La Sezione ha già spiegato, al riguardo, che «La normativa cui ha dato applicazione il decreto impugnato […] individua i soggetti esercenti il servizio di pubblica utilità obbligati al versamento del contributo, non da un punto di vista soggettivo, bensì oggettivo, cioè in considerazione dello svolgimento di una attività, non soggetta ad autorizzazione o concessione, ma comunque sottoposta a regolazione e controllo da parte dell’Autorità in relazione al collegamento diretto o indiretto con il servizio pubblico radiotelevisivo».

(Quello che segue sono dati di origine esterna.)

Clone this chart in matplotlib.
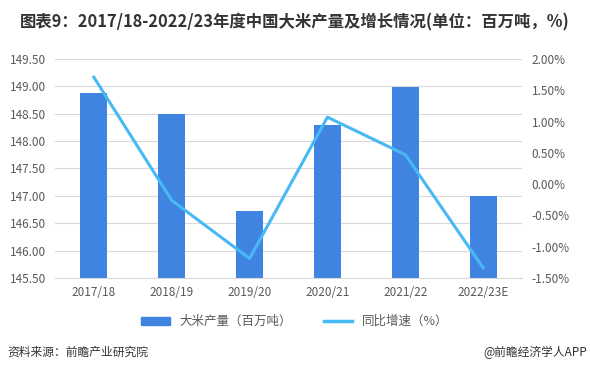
import matplotlib
matplotlib.use("Agg")
import matplotlib.pyplot as plt
from matplotlib.ticker import FuncFormatter, MultipleLocator
from matplotlib.lines import Line2D
from matplotlib.patches import Patch

plt.rcParams['font.family'] = ['Noto Sans CJK SC', 'DejaVu Sans']

categories = ["2017/18", "2018/19", "2019/20", "2020/21", "2021/22", "2022/23E"]
production = [148.87, 148.49, 146.73, 148.30, 148.99, 147.00]
growth = [1.71, -0.26, -1.19, 1.07, 0.47, -1.34]

bar_color = "#3F84E1"
line_color = "#47B9F4"
tick_color = "#595959"

fig = plt.figure(figsize=(5.9, 3.76), dpi=100)
ax = fig.add_axes([0.093, 0.261, 0.792, 0.582])
x = list(range(len(categories)))
ax.bar(x, [p - 145.5 for p in production], bottom=145.5, width=0.35, color=bar_color, zorder=2)
ax.set_ylim(145.5, 149.5)
ax.yaxis.set_major_locator(MultipleLocator(0.5))
ax.yaxis.set_major_formatter(FuncFormatter(lambda v, p: f"{v:.2f}"))
ax.set_xlim(-0.5, len(categories) - 0.5)
ax.set_xticks(x)
ax.set_xticklabels(categories)
ax.grid(axis='y', color="#D9D9D9", linewidth=0.8, zorder=0)
for s in ax.spines.values():
    s.set_visible(False)
ax.spines['bottom'].set_visible(True)
ax.spines['bottom'].set_color("#D9D9D9")
ax.tick_params(axis='both', length=0, labelsize=8.5, colors=tick_color, pad=6)

ax2 = ax.twinx()
ax2.plot(x, growth, color=line_color, linewidth=2.2, zorder=3)
ax2.set_ylim(-1.5, 2.0)
ax2.yaxis.set_major_locator(MultipleLocator(0.5))
ax2.yaxis.set_major_formatter(FuncFormatter(lambda v, p: f"{v:.2f}%"))
for s in ax2.spines.values():
    s.set_visible(False)
ax2.tick_params(axis='y', length=0, labelsize=8.5, colors=tick_color, pad=7)

fig.text(0.5, 0.94, "图表9：2017/18-2022/23年度中国大米产量及增长情况(单位：百万吨，%)",
         ha='center', va='center', fontsize=11.8, fontweight='bold', color="#333333")

handles = [Patch(color=bar_color), Line2D([0], [0], color=line_color, linewidth=2.5)]
fig.legend(handles, ["大米产量（百万吨）", "同比增速（%）"], loc='center',
           bbox_to_anchor=(0.5, 0.145), ncol=2, frameon=False, fontsize=9,
           handlelength=2.3, handleheight=0.6, columnspacing=2.5, labelcolor=tick_color)

fig.text(0.012, 0.063, "资料来源：前瞻产业研究院", ha='left', va='center', fontsize=8.5, color="#333333")
fig.text(0.995, 0.063, "@前瞻经济学人APP", ha='right', va='center', fontsize=8.5, color="#333333")

fig.savefig("out.png", dpi=100)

In secondo luogo, sul piano oggettivo, sebbene la sentenza del Consiglio di Stato n. 3811/2009 riguardi il decreto 17 maggio 2002, precedente a quello per cui è causa, tuttavia, ai fini dell’individuazione dei soggetti tenuti al contributo, quest’ultimo si limita a richiamare il contenuto del precedente decreto («Restano ferme le disposizioni del decreto del Ministro dell’Economia e delle Finanze 17 maggio 2002»).

Ne deriva che quelli che parte ricorrente configura come vizi propri del decreto impugnato, sono in realtà vizi di illegittimità derivata dal decreto 17 maggio 2002.

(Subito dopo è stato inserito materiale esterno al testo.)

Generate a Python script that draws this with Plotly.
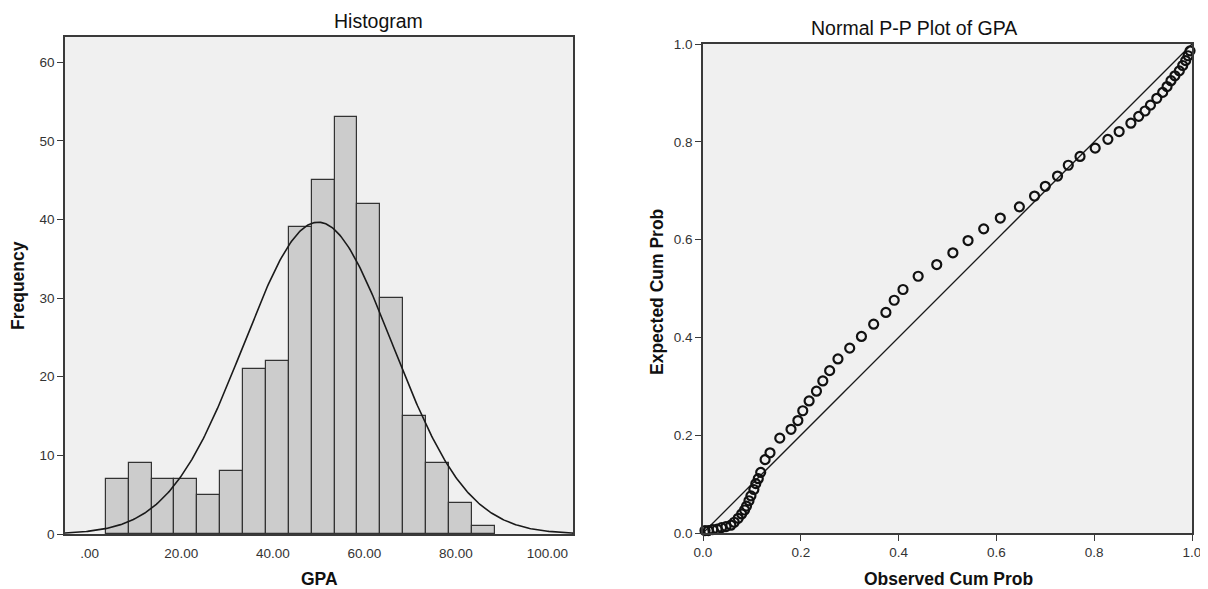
import numpy as np
import plotly.graph_objects as go

# histogram of GPA (bin width 5)
bin_edges = [3.5, 8.5, 13.5, 18.5, 23.5, 28.5, 33.5, 38.5, 43.5, 48.5,
             53.5, 58.5, 63.5, 68.5, 73.5, 78.5, 83.5, 88.5]
counts = [7, 9, 7, 7, 5, 8, 21, 22, 39, 45, 53, 42, 30, 15, 9, 4, 1]
gpa_mean = 49.9
gpa_sd = 16.3

x_tickvals = [0, 20, 40, 60, 80, 100]
x_ticktext = [".00", "20.00", "40.00", "60.00", "80.00", "100.00"]
y_tickvals = [0, 10, 20, 30, 40, 50, 60]

# normal P-P plot points
obs_cum_prob = [0.004, 0.011, 0.020, 0.029, 0.038, 0.047, 0.057, 0.064, 0.072, 0.079,
                0.085, 0.089, 0.094, 0.098, 0.104, 0.108, 0.113, 0.118, 0.127, 0.137,
                0.157, 0.180, 0.194, 0.204, 0.217, 0.232, 0.245, 0.259, 0.276, 0.300,
                0.324, 0.349, 0.374, 0.391, 0.409, 0.440, 0.478, 0.511, 0.542, 0.574,
                0.608, 0.647, 0.678, 0.700, 0.725, 0.747, 0.771, 0.802, 0.828, 0.851,
                0.875, 0.891, 0.904, 0.915, 0.928, 0.940, 0.949, 0.957, 0.965, 0.974,
                0.981, 0.987, 0.992, 0.996]
exp_cum_prob = [0.005, 0.005, 0.007, 0.008, 0.011, 0.013, 0.016, 0.022, 0.030, 0.039,
                0.047, 0.055, 0.066, 0.076, 0.089, 0.101, 0.111, 0.124, 0.150, 0.164,
                0.194, 0.212, 0.230, 0.250, 0.270, 0.290, 0.311, 0.332, 0.356, 0.378,
                0.402, 0.427, 0.451, 0.476, 0.498, 0.525, 0.549, 0.573, 0.598, 0.622,
                0.644, 0.667, 0.689, 0.709, 0.730, 0.752, 0.770, 0.787, 0.805, 0.821,
                0.838, 0.852, 0.863, 0.875, 0.889, 0.901, 0.913, 0.925, 0.935, 0.945,
                0.956, 0.966, 0.976, 0.986]
pp_ticks = [0.0, 0.2, 0.4, 0.6, 0.8, 1.0]

W, H = 1208, 589
OFF = 8  # page body margin, figure sits 8px in from the window corner
FONT = "Liberation Sans, Arial, sans-serif"
FRAME = "#3a3a3a"

edges = np.array(bin_edges)
centers = (edges[:-1] + edges[1:]) / 2
bw = edges[1] - edges[0]
n = sum(counts)

# fitted normal curve, like SPSS draws over the histogram
xc = np.linspace(-5.5, 105.6, 400)
yc = n * bw / (gpa_sd * np.sqrt(2 * np.pi)) * np.exp(-0.5 * ((xc - gpa_mean) / gpa_sd) ** 2)

fig = go.Figure()
fig.add_trace(go.Bar(x=centers, y=counts, width=bw, marker=dict(color="#cccccc", line=dict(color="#333333", width=1.2)),
                     xaxis="x", yaxis="y", showlegend=False))
fig.add_trace(go.Scatter(x=xc, y=yc, mode="lines", line=dict(color="#1a1a1a", width=1.6),
                         xaxis="x", yaxis="y", showlegend=False))
fig.add_trace(go.Scatter(x=[0, 1], y=[0, 1], mode="lines", line=dict(color="#1a1a1a", width=1.3),
                         xaxis="x2", yaxis="y2", showlegend=False))
fig.add_trace(go.Scatter(x=obs_cum_prob, y=exp_cum_prob, mode="markers", cliponaxis=False,
                         marker=dict(symbol="circle-open", size=9, color="#111111", line=dict(width=2.2)),
                         xaxis="x2", yaxis="y2", showlegend=False))

# window pixel -> paper fraction
def px(v):
    return (v - OFF) / W

def py(v):
    return 1 - (v - OFF) / H

axis_common = dict(showline=True, mirror=True, linecolor=FRAME, linewidth=1.5, showgrid=False, zeroline=False,
                   ticks="outside", ticklen=6, tickcolor=FRAME, tickwidth=1.2, automargin=False,
                   tickfont=dict(family=FONT, size=13.5, color="#333333"))
hist_x = dict(axis_common, tickcolor="rgba(0,0,0,0)")

fig.update_layout(
    width=W, height=H,
    margin=dict(l=0, r=0, t=0, b=0),
    paper_bgcolor="white", plot_bgcolor="#f0f0f0",
    bargap=0,
    xaxis=dict(domain=[px(65), px(573)], range=[-5.4, 105.6], tickvals=x_tickvals, ticktext=x_ticktext,
               anchor="y", **hist_x),
    yaxis=dict(domain=[py(534), py(37)], range=[0, 63.2], tickvals=y_tickvals, anchor="x", **axis_common),
    xaxis2=dict(domain=[px(703), px(1192)], range=[0, 1], tickvals=pp_ticks, tickformat=".1f",
                anchor="y2", **axis_common),
    yaxis2=dict(domain=[py(533), py(44)], range=[0, 1], tickvals=pp_ticks, tickformat=".1f",
                anchor="x2", **axis_common),
)

title_font = dict(family=FONT, size=19.5, color="#111111")
label_font = dict(family=FONT, size=17.5, color="#111111")
ann = [
    dict(text="Histogram", x=px(378), y=py(21), font=title_font),
    dict(text="Normal P-P Plot of GPA", x=px(914), y=py(28), font=title_font),
    dict(text="<b>GPA</b>", x=px(319), y=py(579), font=label_font),
    dict(text="<b>Observed Cum Prob</b>", x=px(948), y=py(579), font=label_font),
    dict(text="<b>Frequency</b>", x=px(18), y=py(286), textangle=-90, font=label_font),
    dict(text="<b>Expected Cum Prob</b>", x=px(657), y=py(292), textangle=-90, font=label_font),
]
for a in ann:
    fig.add_annotation(xref="paper", yref="paper", xanchor="center", yanchor="middle", showarrow=False, **a)

fig.write_html("out.html")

Ad ogni buon conto, sul piano sostanziale, il Collegio reputa che, oggi, sia preclusa ogni ulteriore e/o diversa statuizione rispetto a quelle contenute nella richiamata sentenza del Consiglio di Stato, la quale, nella parte in cui reca l’ “accertamento” della legittimità dell’assoggettamento all’obbligo di contribuzione della società originariamente ricorrente (e delle altre società facenti parte del gruppo RAI, operanti nel mercato di competenza di AGCOM) fa ormai stato “tra le parti, i loro eredi ed aventi causa” (art. 2909 c.c.;
sulla formazione del giudicato, anche in ordine alle sentenze di rigetto, cfr., in particolare, Cons. St., sez. V, sentenza n. 1669 dell’8.4.2014).

L’ampiezza dell’“accertamento” recato dalla sentenza n. 3811/2009 appare poi idonea a coprire tutte le questioni controverse nel presente ricorso (sia pure, come detto, sub specie di illegittimità derivata dal decreto 17 maggio 2002).

In particolare, in alcun modo è possibile rinvenire nell’atto introduttivo che si è in precedenza sintetizzato, la questione della concreta determinazione del contributo dovuto dalla parte ricorrente, che solo oggi, con la memoria conclusionale, deduce che esso non fosse commisurato agli oneri amministrativi effettivamente sostenuti dall’Autorità di regolazione per la vigilanza sul mercato di competenza.

Va infine soggiunto che non vale a superare la preclusione derivante dal giudicato la pretesa sussistenza, nel caso di specie, di norme europee vincolanti (come noto, secondo quanto statuito dalla Corte di Giustizia, a partire dalla sentenza 18 luglio 2007 in causa C-119/05, Lucchini, l’avvenuta formazione del giudicato non può tradursi in una violazione dell’effettività del diritto eurounitario).

Infatti, come correttamente rilevato dalla difesa erariale, il parametro invocato (ovvero l’art. 12, della direttiva autorizzazioni 2002/20/CE nell’interpretazione datante dalla Corte UE) riguarda il settore delle comunicazioni elettroniche, e non quello in cui opera la ricorrente, regolato da un distinto apparato di disposizioni, attualmente compendiate nel Testo Unico dei servizi di media audiovisivi e radiofonici.

Ad ogni buon conto, è agevole osservare che, all’epoca dell’adozione del decreto impugnato, la direttiva “autorizzazioni”, sebbene già adottata, non era nemmeno scaduta, posto che il termine di recepimento era stato fissato al 24 luglio 2003.

Pertanto, anche a volerne ipotizzare una possibile traslazione nel settore in esame, in alcun modo tale disposizione avrebbe potuto costituire parametro di legittimità del decreto impugnato.

3. In definitiva, per quanto appena argomentato, il ricorso deve essere respinto.

Le spese seguono come di regola la soccombenza e si liquidano in dispositivo.